Louvre müzesi aşırı turizme direnemedi: Çalışanlar şaşırtıcı bir şekilde greve gitti
Fransa’nın kültürel kalbi sayılan Louvre’un bu durumu, turizmin sınırlarına ve bununla başa çıkma stratejilerine dair önemli soruları yeniden gündeme taşıyor.

Dünyanın en çok ziyaret edilen müzesi ve sanatın küresel simgesi olan Louvre, dün kapılarını kapatmak zorunda kaldı. Nedeni ise çalışanların aşırı turizme karşı başlattığı ani grevdi.
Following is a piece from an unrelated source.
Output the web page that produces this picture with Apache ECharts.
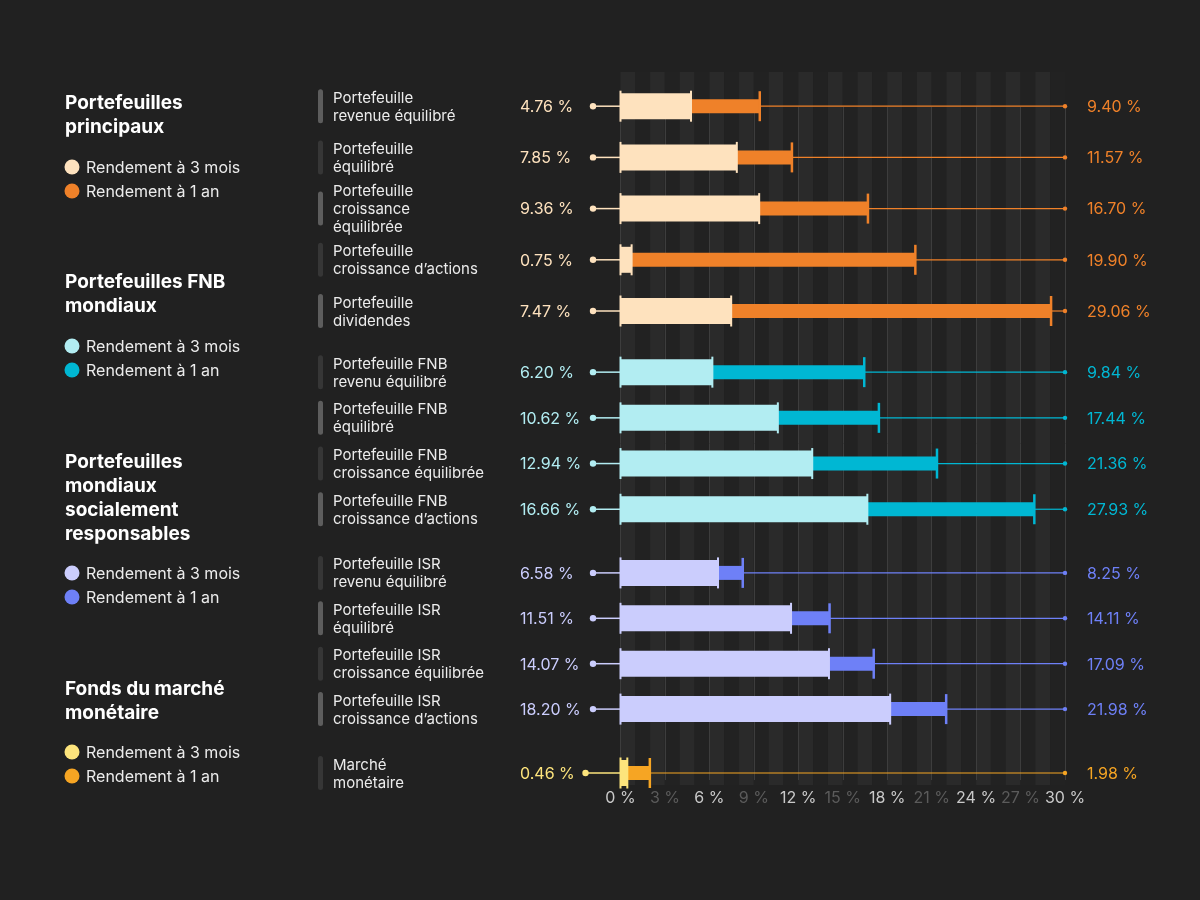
<!DOCTYPE html>
<html><head><meta charset="utf-8">
<script src="https://cdn.jsdelivr.net/npm/echarts@6/dist/echarts.min.js"></script>
<style>html,body{margin:0;padding:0;background:#212121}#c{width:1200px;height:900px}</style>
</head><body><div id="c"></div><script>
// ---------- data ----------
const rowLabels = [
  'Portefeuille\nrevenue équilibré',
  'Portefeuille\néquilibré',
  'Portefeuille\ncroissance\néquilibrée',
  'Portefeuille\ncroissance d’actions',
  'Portefeuille\ndividendes',
  'Portefeuille FNB\nrevenu équilibré',
  'Portefeuille FNB\néquilibré',
  'Portefeuille FNB\ncroissance équilibrée',
  'Portefeuille FNB\ncroissance d’actions',
  'Portefeuille ISR\nrevenu équilibré',
  'Portefeuille ISR\néquilibré',
  'Portefeuille ISR\ncroissance équilibrée',
  'Portefeuille ISR\ncroissance d’actions',
  'Marché\nmonétaire'
];
const rowGroup = [0,0,0,0,0,1,1,1,1,2,2,2,2,3];
const threeMonth = [4.76, 7.85, 9.36, 0.75, 7.47, 6.20, 10.62, 12.94, 16.66, 6.58, 11.51, 14.07, 18.20, 0.46];
const oneYear    = [9.40, 11.57, 16.70, 19.90, 29.06, 9.84, 17.44, 21.36, 27.93, 8.25, 14.11, 17.09, 21.98, 1.98];
// bar end as drawn in the picture (row 6 bar is drawn longer than its printed value)
const oneYearBar = [9.40, 11.57, 16.70, 19.90, 29.06, 16.45, 17.44, 21.36, 27.93, 8.25, 14.11, 17.09, 21.98, 1.98];
const groupTitles = ['Portefeuilles\nprincipaux', 'Portefeuilles FNB\nmondiaux', 'Portefeuilles\nmondiaux\nsocialement\nresponsables', 'Fonds du marché\nmonétaire'];
const legendLabels = ['Rendement à 3 mois', 'Rendement à 1 an'];
const color3m = ['#FEE2BE', '#B2EDF2', '#CBCDFD', '#FDE47C'];
const color1y = ['#EF8129', '#00B7D3', '#6E80F7', '#F6A523'];
const axisMin = 0, axisMax = 30, tickStep = 3;

// ---------- layout ----------
const FONT = 'Inter, "Noto Sans", sans-serif';
const gridLeft = 620.5, gridWidth = 444.5;
const groupGrids = [
  {top: 80.6, height: 256},
  {top: 349.3, height: 182.8},
  {top: 550.2, height: 181.6},
  {top: 750.3, height: 45.4}
];
const titleTop = [91, 270, 450, 677];
const legendTop = [167, 346, 573, 752];

const fmt = v => v.toFixed(2) + ' %';

const grids = [
  {left: gridLeft, width: gridWidth, top: 72, height: 713},
  {left: gridLeft, width: gridWidth, top: 107, height: 673}
].concat(groupGrids.map(g => ({left: gridLeft, width: gridWidth, top: g.top, height: g.height})));

const xAxes = [
  {gridIndex: 0, type: 'value', min: axisMin, max: axisMax, interval: 1, z: 0,
   axisLine: {show: false}, axisTick: {show: false}, axisLabel: {show: false},
   splitLine: {show: false},
   splitArea: {show: true, areaStyle: {color: ['#2a2a2a', '#222222']}}},
  {gridIndex: 1, type: 'value', min: axisMin, max: axisMax, interval: tickStep, z: 1,
   axisLine: {show: false}, axisTick: {show: false},
   splitLine: {show: true, lineStyle: {color: '#3d3d3d', width: 1}},
   axisLabel: {margin: 10, fontFamily: FONT, fontSize: 16,
     formatter: v => (v % 6 === 0 ? '{b|' : '{d|') + v + ' %}',
     rich: {b: {color: '#c9c9c9', fontSize: 16, fontFamily: FONT}, d: {color: '#5b5b5b', fontSize: 16, fontFamily: FONT}}}}
];
const yAxes = [
  {gridIndex: 0, type: 'value', show: false},
  {gridIndex: 1, type: 'value', show: false}
];
const series = [];

groupGrids.forEach((g, gi) => {
  const rows = [];
  rowGroup.forEach((grp, i) => { if (grp === gi) rows.push(i); });
  xAxes.push({gridIndex: gi + 2, type: 'value', min: axisMin, max: axisMax, show: false});
  yAxes.push({gridIndex: gi + 2, type: 'category', inverse: true, show: false,
    data: rows.map(i => rowLabels[i])});
  series.push({
    type: 'custom', xAxisIndex: gi + 2, yAxisIndex: gi + 2, clip: false,
    encode: {x: [0, 2], y: 1},
    data: rows.map((i, k) => [threeMonth[i], k, oneYearBar[i], i]),
    renderItem: (params, api) => {
      const v3 = api.value(0), cat = api.value(1), v1 = api.value(2), i = api.value(3);
      const p0 = api.coord([axisMin, cat]);
      const p3 = api.coord([v3, cat]);
      const p1 = api.coord([v1, cat]);
      const pm = api.coord([axisMax, cat]);
      const y = p0[1], x0 = p0[0];
      const c3 = color3m[gi], c1 = color1y[gi];
      const last = gi === 3;
      const dotX = x0 - (last ? 35 : 27.5);
      const valX = x0 - 100.5;
      return {type: 'group', children: [
        {type: 'rect', shape: {x: 318, y: y - 17, width: 5, height: 34, r: 2.5},
         style: {fill: i % 2 === 0 ? '#5d5d5d' : '#363636'}},
        {type: 'text', style: {text: rowLabels[i], x: 333, y: y + 1, fill: '#ececec',
         font: '15px ' + FONT, lineHeight: 18, verticalAlign: 'middle', textVerticalAlign: 'middle'}},
        {type: 'text', style: {text: fmt(threeMonth[i]), x: valX, y: y + 1, fill: c3,
         font: '16px ' + FONT, verticalAlign: 'middle', textVerticalAlign: 'middle'}},
        {type: 'line', shape: {x1: dotX, y1: y, x2: x0, y2: y}, style: {stroke: c3, lineWidth: 1.5}},
        {type: 'circle', shape: {cx: dotX, cy: y, r: 3.2}, style: {fill: c3}},
        {type: 'line', shape: {x1: p1[0], y1: y, x2: pm[0], y2: y}, style: {stroke: c1, lineWidth: 1.2}},
        {type: 'circle', shape: {cx: pm[0], cy: y, r: 2.2}, style: {fill: c1}},
        {type: 'rect', shape: {x: p3[0], y: y - 7, width: p1[0] - p3[0], height: 14}, style: {fill: c1}},
        {type: 'rect', shape: {x: p1[0] - 1.25, y: y - 15, width: 2.5, height: 30}, style: {fill: c1}},
        {type: 'rect', shape: {x: x0, y: y - 13, width: p3[0] - x0, height: 26}, style: {fill: c3}},
        {type: 'rect', shape: {x: x0 - 1, y: y - 15.5, width: 2, height: 31}, style: {fill: c3}},
        {type: 'rect', shape: {x: p3[0] - 1, y: y - 15.5, width: 2, height: 31}, style: {fill: c3}},
        {type: 'text', style: {text: fmt(oneYear[i]), x: pm[0] + 22, y: y + 1, fill: c1,
         font: '16px ' + FONT, verticalAlign: 'middle', textVerticalAlign: 'middle'}}
      ]};
    }
  });
});

// left panel (group titles + legends)
const graphic = [];
groupTitles.forEach((t, gi) => {
  graphic.push({type: 'text', left: 65, top: titleTop[gi],
    style: {text: t, fill: '#ffffff', font: 'bold 19px ' + FONT, lineHeight: 24}});
  legendLabels.forEach((lab, k) => {
    const cy = legendTop[gi] + k * 24;
    graphic.push({type: 'circle', shape: {cx: 72, cy: cy, r: 7.5},
      style: {fill: k === 0 ? color3m[gi] : color1y[gi]}});
    graphic.push({type: 'text', x: 86, y: cy + 1,
      style: {text: lab, fill: '#ececec', font: '16px ' + FONT, verticalAlign: 'middle', textVerticalAlign: 'middle'}});
  });
});

const chart = echarts.init(document.getElementById('c'), null, {renderer: 'canvas'});
chart.setOption({
  backgroundColor: '#212121',
  animation: false,
  grid: grids,
  xAxis: xAxes,
  yAxis: yAxes,
  series: series,
  graphic: graphic
});
</script></body></html>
Müze personeli, "kurumun kitlesel turist akını altında çöküş yaşadığını" belirterek, çalışma koşullarının artık sürdürülemez hale geldiğini ifade etti.
Müze çalışanları – galeri görevlileri, güvenlik personeli ve bilet satıcıları – rutin bir iç toplantı sırasında grev kararı aldı. Personel, kontrolsüz kalabalıklar, kronik personel eksikliği ve yetersiz altyapıya tepki gösterdi. Bu durum, binlerce biletli ziyaretçinin cam piramidin önünde şaşkınlıkla beklemesine neden oldu.
Louvre gibi ikonik bir kurumun bu şekilde kapanması oldukça nadir görülen bir durum. Geçmişte yalnızca savaş dönemlerinde, COVID-19 pandemisinde ve bazı planlı grevlerde kapılarını kapatmıştı. Ancak bu kez uyarı olmaksızın ve ziyaretçilerin gözü önünde yaşandı.
Geçtiğimiz yıl Louvre'u 8,7 milyon kişi ziyaret etti. Günlük 30.000 kişiyle sınırlı ziyaretçi kotasına rağmen, personel mevcut yoğunluğun müzenin altyapısının ve çalışanların kapasitesinin çok ötesinde olduğunu vurguluyor. Dinlenme alanlarının ve tuvaletlerin yetersizliği, çalışanların iş yükünü daha da zorlaştırıyor.
Grevin zamanlaması dikkat çekici. Birkaç ay önce Fransa Cumhurbaşkanı Emmanuel Macron, müzenin altyapısını modernize etmek için kapsamlı ve on yıla yayılan bir yenileme planı açıklamıştı. Ancak çalışanlar, bu vaat edilen iyileştirmelerin uzak bir geleceğe ait olduğunu düşünüyor.
Louvre’daki gelişmeler, Avrupa'nın birçok turistik noktasında artan turizm karşıtı protestolarla da örtüşüyor. Geçtiğimiz günlerde İspanya, Portekiz ve İtalya’nın çeşitli şehirlerinde binlerce kişi sokaklara çıkarak kitlesel turizmin yerel hayatı nasıl tehdit ettiğini protesto etti.
Fransa’nın kültürel kalbi sayılan Louvre’un bu durumu, turizmin sınırlarına ve bununla başa çıkma stratejilerine dair önemli soruları yeniden gündeme taşıyor.